I just started using it one day, maybe because nobody else was using it! Lately I’m beginning to wonder whether I should change my title from merely “cartoonist” to “cartoonist-plus-something-else.” People only see you within the confines of what it means to be a cartoonist when you call yourself that, so if you start doing something else they’re like, “But you’re a cartoonist, why are you doing that?” So I might need to modify my title a bit.

But you don’t want to be a self-proclaimed “artist” either, right?

Right. I believe that it’s the viewer who decides whether your work is art or if you’re an artist, not the creator. That said, I’m always thinking about how to go beyond the conventions of manga and make it evolve, like, for example, collaging real photographs in with the drawings.

When did you start drawing the type of manga that you do now?

Probably around high school. I was a member of the manga club. Most of the stuff I drew back then featured pretty black humor. I mean, it sure wasn’t wholesome. Looking back, there was this kid in the same grade that drew really vanilla gag comics, so maybe I went the opposite direction to rebel against that.

You use uniformly sized frames in the manga that you drew for us, and this is the case in many of your other works too. Why is that? A lot of manga now uses all sorts of sizes and shapes of frame.

It’s so that every scene is treated equally, and there’s no unintentional weight placed on a particular frame. Sometimes gags work best when there’s a limit to the number of frames you can use, like the single frames or those conventional four-frame comic strips. I guess I don’t like being really obvious either, and I find those blown-up frames kind of gimmicky. Not that there’s anything wrong with that, of course.

Do you find it difficult to come up with new material?

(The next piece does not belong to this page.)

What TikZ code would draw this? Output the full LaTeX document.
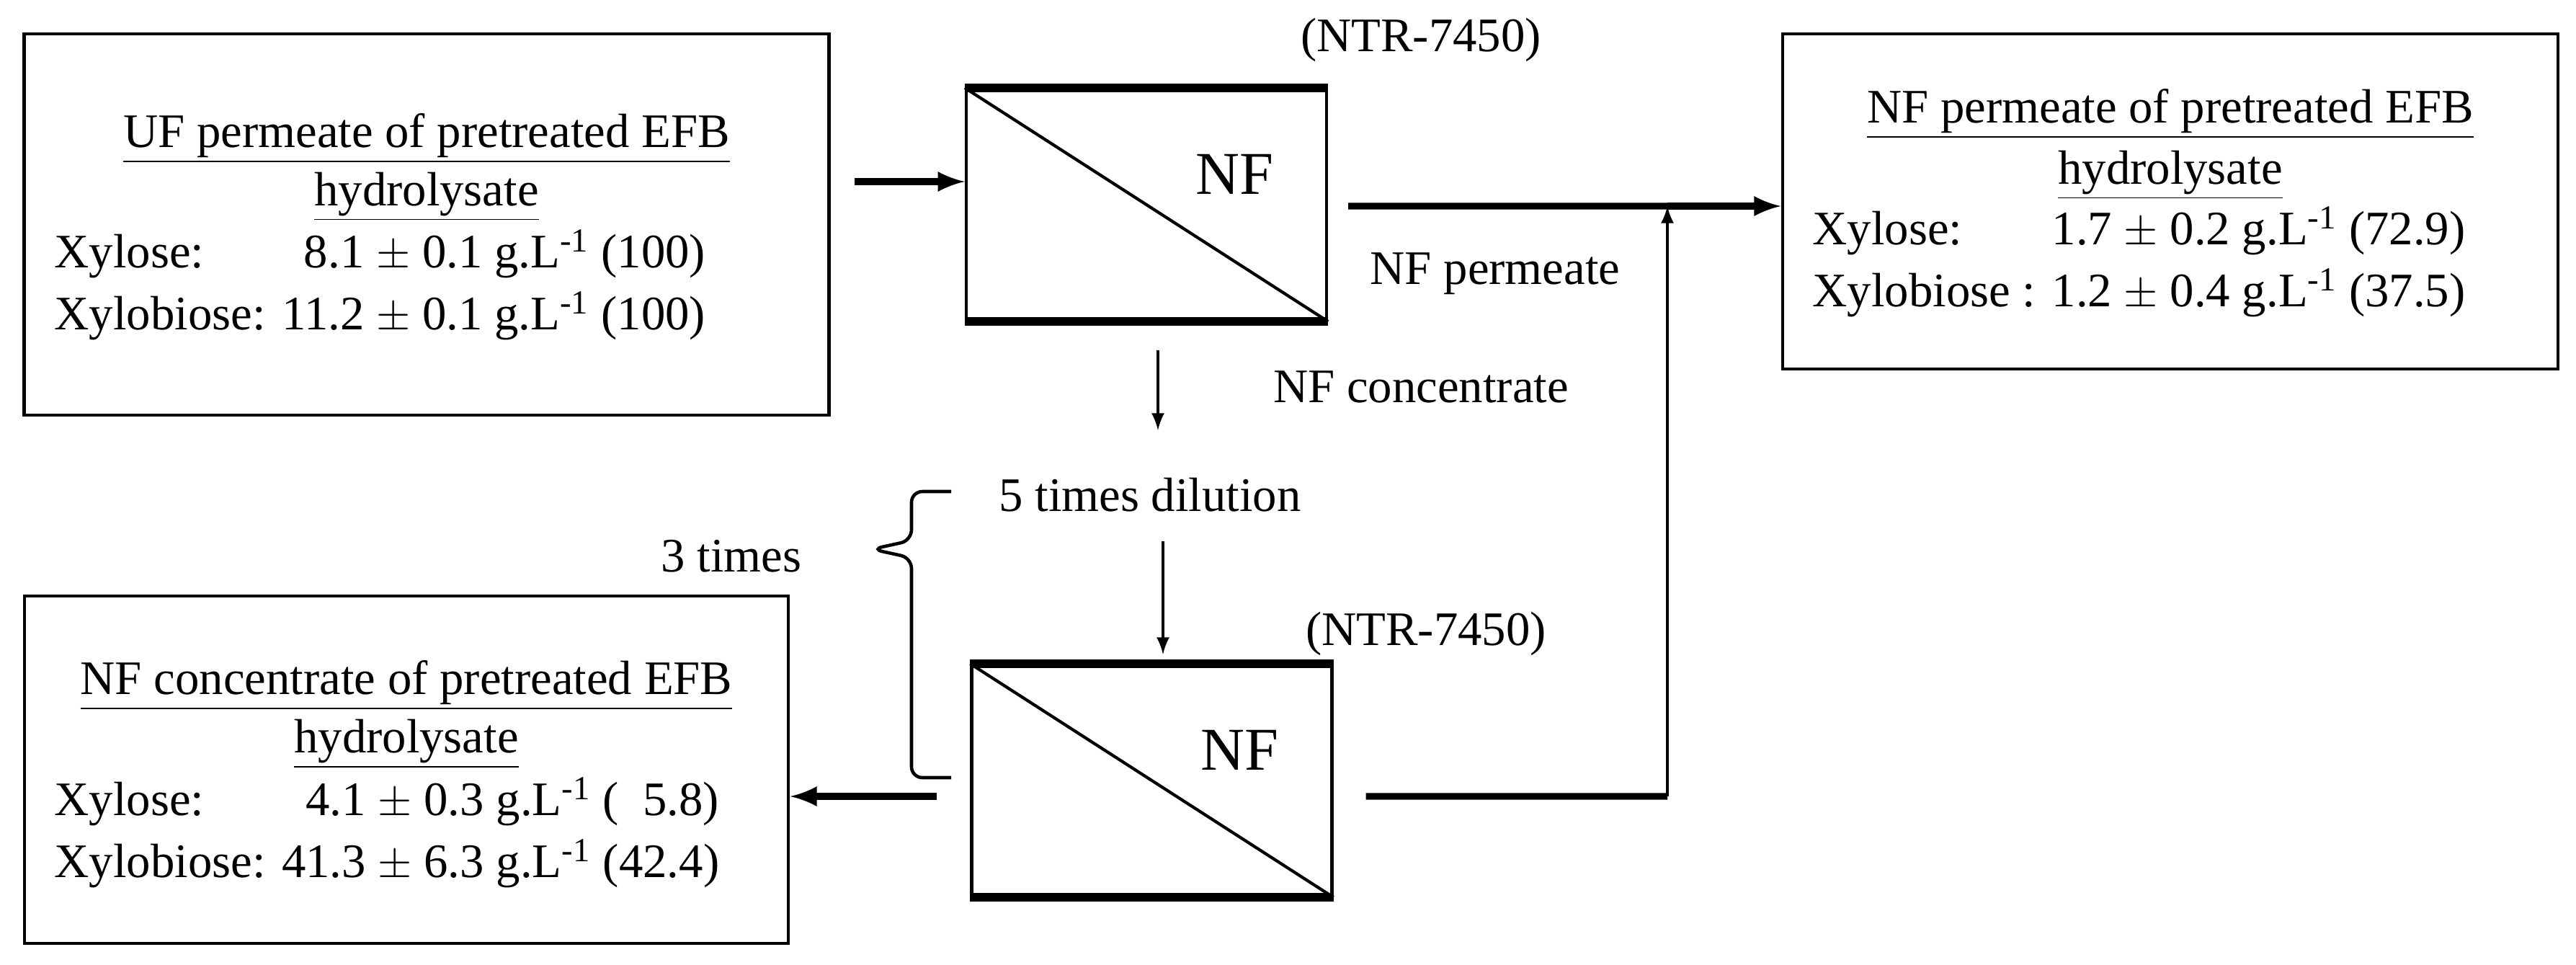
\documentclass[tikz,border=0pt]{standalone}
\usepackage{fontspec}
\setmainfont{Liberation Serif}
\usetikzlibrary{positioning}
\tikzset{
  box/.style={draw,line width=1.4pt,inner sep=0pt},
  nfbox/.style={draw,line width=1.2pt,minimum width=5cm,minimum height=3.2cm,inner sep=0pt},
  txt/.style={font=\fontsize{19}{23}\selectfont,inner sep=0pt},
  flow/.style={line width=2.6pt,-latex},
  thin flow/.style={line width=1.3pt,-latex},
}
\newcommand{\gl}{g.L\textsuperscript{-1}}
\begin{document}
\begin{tikzpicture}
\useasboundingbox (0,0) rectangle (35.75,-13.38);

  %% boxes
  \node[box,minimum width=11.17cm,minimum height=5.29cm] (uf) at (5.92,-3.115) {};
  \node[box,minimum width=10.76cm,minimum height=4.65cm] (perm) at (30.12,-2.795) {};
  \node[box,minimum width=10.6cm,minimum height=4.82cm] (conc) at (5.64,-10.68) {};

  %% uf box text
  \node[txt] (ufh) at (5.92,-1.92) {\underline{UF permeate of pretreated EFB}};
  \node[txt] (ufh2) at (5.92,-2.73) {\underline{hydrolysate}};
  \node[txt,anchor=west] (ufd) at (0.75,-3.985) {\begin{tabular}{@{}l@{ }r@{}}
    Xylose: & 8.1 $\pm$ 0.1 \gl{} (100)\\[0.05cm]
    Xylobiose: & 11.2 $\pm$ 0.1 \gl{} (100)\end{tabular}};

  %% permeate box text
  \node[txt] (ph) at (30.12,-1.58) {\underline{NF permeate of pretreated EFB}};
  \node[txt] (ph2) at (30.12,-2.43) {\underline{hydrolysate}};
  \node[txt,anchor=west] (pd) at (25.15,-3.665) {\begin{tabular}{@{}l@{ }r@{}}
    Xylose: & 1.7 $\pm$ 0.2 \gl{} (72.9)\\[0.05cm]
    Xylobiose & : 1.2 $\pm$ 0.4 \gl{} (37.5)\end{tabular}};

  %% concentrate box text
  \node[txt] (ch) at (5.64,-9.51) {\underline{NF concentrate of pretreated EFB}};
  \node[txt] (ch2) at (5.64,-10.32) {\underline{hydrolysate}};
  \node[txt,anchor=west] (cd) at (0.75,-11.585) {\begin{tabular}{@{}l@{ }r@{}}
    Xylose: & 4.1 $\pm$ 0.3 \gl{} (\ \ 5.8)\\[0.05cm]
    Xylobiose: & 41.3 $\pm$ 6.3 \gl{} (42.4)\end{tabular}};

  %% NF membranes
  \node[nfbox] (nf1) at (15.91,-2.84) {};
  \node[nfbox] (nf2) at (15.985,-10.83) {};
  \foreach \m in {nf1,nf2} {
    \draw[line width=3.5pt] (\m.north west) -- (\m.north east);
    \draw[line width=3.5pt] (\m.south west) -- (\m.south east);
    \draw[line width=1.2pt] (\m.north west) -- (\m.south east);
    \node[txt,font=\fontsize{24}{28}\selectfont] at ([xshift=-1.3cm,yshift=-1.2cm]\m.north east) {NF};
  }
  \node[txt] (ntr1) at (19.72,-0.55) {(NTR-7450)};
  \node[txt] (ntr2) at (19.79,-8.79) {(NTR-7450)};

  %% labels
  \node[txt] (lperm) at (20.75,-3.8) {NF permeate};
  \node[txt] (lconc) at (19.72,-5.37) {NF concentrate};
  \node[txt] (ldil) at (15.96,-6.87) {5 times dilution};
  \node[txt] (l3) at (10.15,-7.72) {3 times};

  %% connectors
  \coordinate (in) at (11.86,-2.52);
  \coordinate (j) at (23.14,-2.86);
  \coordinate (jb) at (23.14,-11.05);
  \draw[flow] (in) -- (in -| nf1.west);
  \draw[line width=2.6pt] ([xshift=0.28cm,yshift=-0.02cm]nf1.east) coordinate (p1) -- (j);
  \draw[flow] (j) -- (perm.west |- j);
  \draw[line width=2.6pt] ([xshift=0.45cm,yshift=-0.22cm]nf2.east) -- (jb);
  \draw[thin flow] (jb) -- (j);
  \draw[thin flow] (16.07,-4.86) -- (16.07,-5.97);
  \draw[thin flow] (16.14,-7.51) -- (16.14,-9.08);
  \draw[flow] (13.0,-11.05) -- (conc.east |- 13.0,-11.05);

  %% brace
  \draw[line width=1.3pt,rounded corners=0.15cm]
    (13.2,-6.82) -- (12.65,-6.82) -- (12.65,-7.5) -- (12.1,-7.62) -- (12.65,-7.74)
    -- (12.65,-10.79) -- (13.2,-10.79);
\end{tikzpicture}
\end{document}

Yeah. If it’s a serial then you have momentum and can just go with the flow, but I tend to draw conclusive short stories each time. It’s tough. It was easier before, but these days I can hardly think of anything. I’ve even reused old ideas that I rejected in the past. But it’s also true that there are fewer magazines that allow me to draw whatever I want. It’s even harder to come up with material when I’m drawing for one of the major magazines with all their restrictions. I’m really bummed that this erotic manga magazine called Cotton Comic was scrapped because they let me run wild with my ideas. But I guess this type of magazine is probably nearing extinction. Like that quirky erotic magazine Flamingo—that kind of soft-porn manga magazine probably won’t come out much anymore. It’s going to get even tougher for manga artists like me.

So what would you do if someone asked you to draw “whatever you want”?

Actually that might be even harder. You definitely have a sense of where your work is going if you have to abide by the rules and themes set by a magazine. If you’re 100 percent free then I feel that it hinders creative expression in a weird way. Your expressive range becomes richer when you have certain boundaries and restrictions. The sex scenes take up a lot of space too, so they’re handy when you’re running low on ideas. I often insert meaningless sex scenes in the middle of a story when I have to fill up a few pages and can’t think of anything else.

What were you like as an elementary school kid?

That’s the next question? Wow, I didn’t see that coming [laughs]. Well, my parents died when I was one, and the first time I stole I was five years old. I lost my virginity at six and was briefly into bestiality but got over it when I was around seven. Horses were the toughest, man. They’re so damn big.

Right. And your favorite playtime activities?

Messing with a butterfly knife. I smashed windows, stole radishes… I did it all, yeah. Not many people know about my dark past, though.